**DATA**
☆ ☆ ☆

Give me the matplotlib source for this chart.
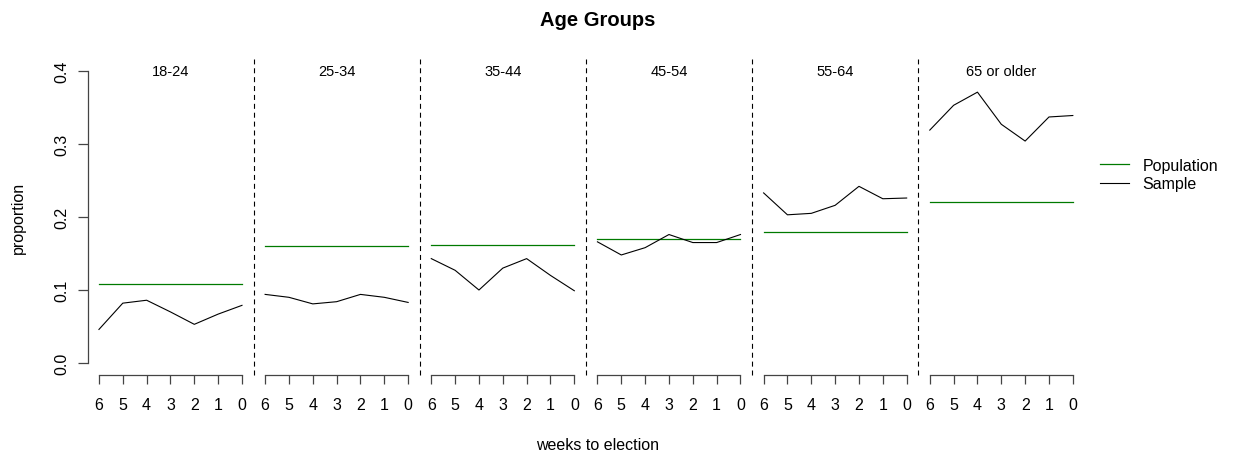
"""Age group proportions by weeks to election: sample vs population."""

import matplotlib
matplotlib.use("Agg")
import matplotlib.pyplot as plt

plt.rcParams["font.family"] = ["Liberation Sans", "DejaVu Sans"]

weeks = [6, 5, 4, 3, 2, 1, 0]
groups = ["18-24", "25-34", "35-44", "45-54", "55-64", "65 or older"]

sample_18_24 = [0.046, 0.082, 0.086, 0.070, 0.053, 0.067, 0.079]
sample_25_34 = [0.094, 0.090, 0.081, 0.084, 0.094, 0.090, 0.083]
sample_35_44 = [0.143, 0.127, 0.100, 0.130, 0.143, 0.120, 0.099]
sample_45_54 = [0.166, 0.148, 0.158, 0.176, 0.165, 0.165, 0.176]
sample_55_64 = [0.233, 0.203, 0.205, 0.216, 0.242, 0.225, 0.226]
sample_65_up = [0.319, 0.353, 0.371, 0.327, 0.304, 0.337, 0.339]
samples = [sample_18_24, sample_25_34, sample_35_44,
           sample_45_54, sample_55_64, sample_65_up]

population = [0.108, 0.160, 0.161, 0.170, 0.180, 0.221]

yticks = [0.0, 0.1, 0.2, 0.3, 0.4]
ytick_labels = ["0.0", "0.1", "0.2", "0.3", "0.4"]

GREEN = "#007a00"
AXCOL = "#444444"

W, H = 1236, 460
fig = plt.figure(figsize=(W / 100, H / 100), dpi=100)

# plot region in pixels (R-style base graphics layout)
left_px, right_px = 87.5, 1084.5
top_px, bot_px = 60, 376
pw = (right_px - left_px) / len(groups)

axes = []
for i, (g, s, p) in enumerate(zip(groups, samples, population)):
    ax = fig.add_axes([(left_px + i * pw) / W, 1 - bot_px / H,
                       pw / W, (bot_px - top_px) / H])
    ax.plot(weeks, [p] * len(weeks), color=GREEN, lw=0.9)
    ax.plot(weeks, s, color="black", lw=0.8)
    ax.set_xlim(6.48, -0.49)
    ax.set_ylim(-0.0164, 0.4164)
    ax.text(0.5, 0.962, g, transform=ax.transAxes, ha="center",
            va="center", fontsize=10.5)

    for sp in ["top", "right", "left"]:
        ax.spines[sp].set_visible(False)
    ax.spines["bottom"].set_bounds(0, 6)
    ax.spines["bottom"].set_color(AXCOL)
    ax.spines["bottom"].set_linewidth(0.9)
    ax.set_xticks(weeks)
    ax.set_xticklabels([str(w) for w in weeks])
    ax.tick_params(axis="x", length=6.5, width=0.9, color=AXCOL,
                   labelsize=11.5, pad=9.5)

    if i == 0:
        ax.spines["left"].set_visible(True)
        ax.spines["left"].set_bounds(0, 0.4)
        ax.spines["left"].set_color(AXCOL)
        ax.spines["left"].set_linewidth(0.9)
        ax.set_yticks(yticks)
        ax.set_yticklabels(ytick_labels, rotation=90, va="center")
        ax.tick_params(axis="y", length=7, width=0.9, color=AXCOL,
                       labelsize=11.5, pad=6)
    else:
        ax.set_yticks([])

    if i < len(groups) - 1:
        ax.axvline(-0.49, color="black", lw=0.8, ls=(0, (4.5, 3.5)),
                   clip_on=False)
    ax.patch.set_visible(False)
    axes.append(ax)

fig.text(598 / W, 1 - 20 / H, "Age Groups", ha="center", va="center",
         fontsize=14.5, fontweight="bold")
fig.text(598 / W, 1 - 446 / H, "weeks to election", ha="center",
         va="center", fontsize=11.5)
fig.text(18 / W, 1 - 218 / H, "proportion", ha="center", va="center",
         rotation=90, fontsize=11.5)

# legend outside on the right
h_pop, = axes[0].plot([], [], color=GREEN, lw=0.9)
h_smp, = axes[0].plot([], [], color="black", lw=0.8)
fig.legend([h_pop, h_smp], ["Population", "Sample"], frameon=False,
           loc="center left", bbox_to_anchor=(1100 / W, 1 - 175.5 / H),
           fontsize=11.5, handlelength=1.8, handletextpad=0.85,
           labelspacing=0.25, borderpad=0, borderaxespad=0)

fig.savefig("out.png", dpi=100)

☆ ☆ ☆

**THE PROBLEM**
What count of lines in the listing contain the word "matplotlib"? Reply with the number only.

**EXERCISE OUTPUT**
4